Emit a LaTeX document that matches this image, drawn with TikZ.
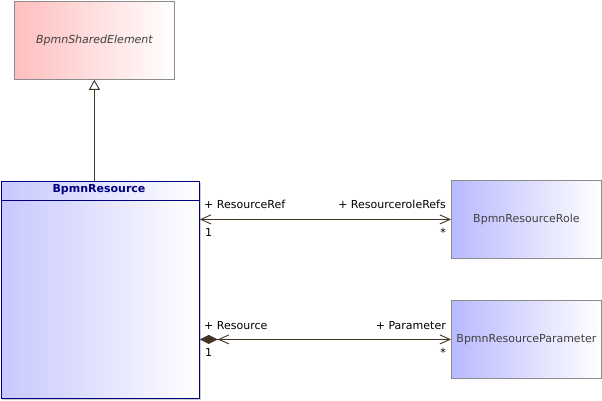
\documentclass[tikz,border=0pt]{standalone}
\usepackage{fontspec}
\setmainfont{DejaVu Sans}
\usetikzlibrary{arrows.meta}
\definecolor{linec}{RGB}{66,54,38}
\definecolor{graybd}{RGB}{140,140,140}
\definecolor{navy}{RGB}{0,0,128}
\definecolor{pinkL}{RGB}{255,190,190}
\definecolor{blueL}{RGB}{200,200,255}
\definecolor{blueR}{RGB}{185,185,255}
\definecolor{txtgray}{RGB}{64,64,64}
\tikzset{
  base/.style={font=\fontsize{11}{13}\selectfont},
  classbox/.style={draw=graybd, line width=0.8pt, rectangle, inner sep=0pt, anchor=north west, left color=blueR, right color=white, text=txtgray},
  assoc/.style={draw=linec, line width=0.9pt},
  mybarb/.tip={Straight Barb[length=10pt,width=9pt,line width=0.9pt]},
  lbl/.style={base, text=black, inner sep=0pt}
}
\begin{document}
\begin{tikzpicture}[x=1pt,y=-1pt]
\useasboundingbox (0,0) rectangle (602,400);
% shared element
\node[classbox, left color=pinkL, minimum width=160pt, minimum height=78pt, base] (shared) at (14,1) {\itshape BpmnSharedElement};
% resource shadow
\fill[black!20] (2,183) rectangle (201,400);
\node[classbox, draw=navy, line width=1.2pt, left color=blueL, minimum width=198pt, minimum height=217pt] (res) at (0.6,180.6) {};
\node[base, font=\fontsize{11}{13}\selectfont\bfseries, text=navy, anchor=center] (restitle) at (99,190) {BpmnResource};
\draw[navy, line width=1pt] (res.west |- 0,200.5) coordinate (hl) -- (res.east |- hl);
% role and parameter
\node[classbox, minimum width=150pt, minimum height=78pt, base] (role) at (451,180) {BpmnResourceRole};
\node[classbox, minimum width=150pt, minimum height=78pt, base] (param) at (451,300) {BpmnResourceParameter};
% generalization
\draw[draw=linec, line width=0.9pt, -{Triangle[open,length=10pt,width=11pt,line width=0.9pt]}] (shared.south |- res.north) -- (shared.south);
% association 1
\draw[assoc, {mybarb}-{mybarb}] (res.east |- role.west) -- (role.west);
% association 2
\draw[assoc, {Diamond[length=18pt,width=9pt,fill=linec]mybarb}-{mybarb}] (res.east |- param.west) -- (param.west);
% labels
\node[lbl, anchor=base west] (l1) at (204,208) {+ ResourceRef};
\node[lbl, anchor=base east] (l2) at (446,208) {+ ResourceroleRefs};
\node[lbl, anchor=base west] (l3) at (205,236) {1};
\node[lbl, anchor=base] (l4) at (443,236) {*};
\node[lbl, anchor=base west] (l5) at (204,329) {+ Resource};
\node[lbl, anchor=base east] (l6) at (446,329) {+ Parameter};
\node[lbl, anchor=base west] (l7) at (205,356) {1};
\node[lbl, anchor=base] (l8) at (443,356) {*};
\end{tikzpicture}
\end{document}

=== Task instructions ===
Go through the data above and transcribe it in full, omitting any image.

=== Final result ===
Emit a LaTeX document that matches this image, drawn with TikZ.
\documentclass[tikz,border=0pt]{standalone}
\usepackage{fontspec}
\setmainfont{DejaVu Sans}
\usetikzlibrary{arrows.meta}
\definecolor{linec}{RGB}{66,54,38}
\definecolor{graybd}{RGB}{140,140,140}
\definecolor{navy}{RGB}{0,0,128}
\definecolor{pinkL}{RGB}{255,190,190}
\definecolor{blueL}{RGB}{200,200,255}
\definecolor{blueR}{RGB}{185,185,255}
\definecolor{txtgray}{RGB}{64,64,64}
\tikzset{
  base/.style={font=\fontsize{11}{13}\selectfont},
  classbox/.style={draw=graybd, line width=0.8pt, rectangle, inner sep=0pt, anchor=north west, left color=blueR, right color=white, text=txtgray},
  assoc/.style={draw=linec, line width=0.9pt},
  mybarb/.tip={Straight Barb[length=10pt,width=9pt,line width=0.9pt]},
  lbl/.style={base, text=black, inner sep=0pt}
}
\begin{document}
\begin{tikzpicture}[x=1pt,y=-1pt]
\useasboundingbox (0,0) rectangle (602,400);
% shared element
\node[classbox, left color=pinkL, minimum width=160pt, minimum height=78pt, base] (shared) at (14,1) {\itshape BpmnSharedElement};
% resource shadow
\fill[black!20] (2,183) rectangle (201,400);
\node[classbox, draw=navy, line width=1.2pt, left color=blueL, minimum width=198pt, minimum height=217pt] (res) at (0.6,180.6) {};
\node[base, font=\fontsize{11}{13}\selectfont\bfseries, text=navy, anchor=center] (restitle) at (99,190) {BpmnResource};
\draw[navy, line width=1pt] (res.west |- 0,200.5) coordinate (hl) -- (res.east |- hl);
% role and parameter
\node[classbox, minimum width=150pt, minimum height=78pt, base] (role) at (451,180) {BpmnResourceRole};
\node[classbox, minimum width=150pt, minimum height=78pt, base] (param) at (451,300) {BpmnResourceParameter};
% generalization
\draw[draw=linec, line width=0.9pt, -{Triangle[open,length=10pt,width=11pt,line width=0.9pt]}] (shared.south |- res.north) -- (shared.south);
% association 1
\draw[assoc, {mybarb}-{mybarb}] (res.east |- role.west) -- (role.west);
% association 2
\draw[assoc, {Diamond[length=18pt,width=9pt,fill=linec]mybarb}-{mybarb}] (res.east |- param.west) -- (param.west);
% labels
\node[lbl, anchor=base west] (l1) at (204,208) {+ ResourceRef};
\node[lbl, anchor=base east] (l2) at (446,208) {+ ResourceroleRefs};
\node[lbl, anchor=base west] (l3) at (205,236) {1};
\node[lbl, anchor=base] (l4) at (443,236) {*};
\node[lbl, anchor=base west] (l5) at (204,329) {+ Resource};
\node[lbl, anchor=base east] (l6) at (446,329) {+ Parameter};
\node[lbl, anchor=base west] (l7) at (205,356) {1};
\node[lbl, anchor=base] (l8) at (443,356) {*};
\end{tikzpicture}
\end{document}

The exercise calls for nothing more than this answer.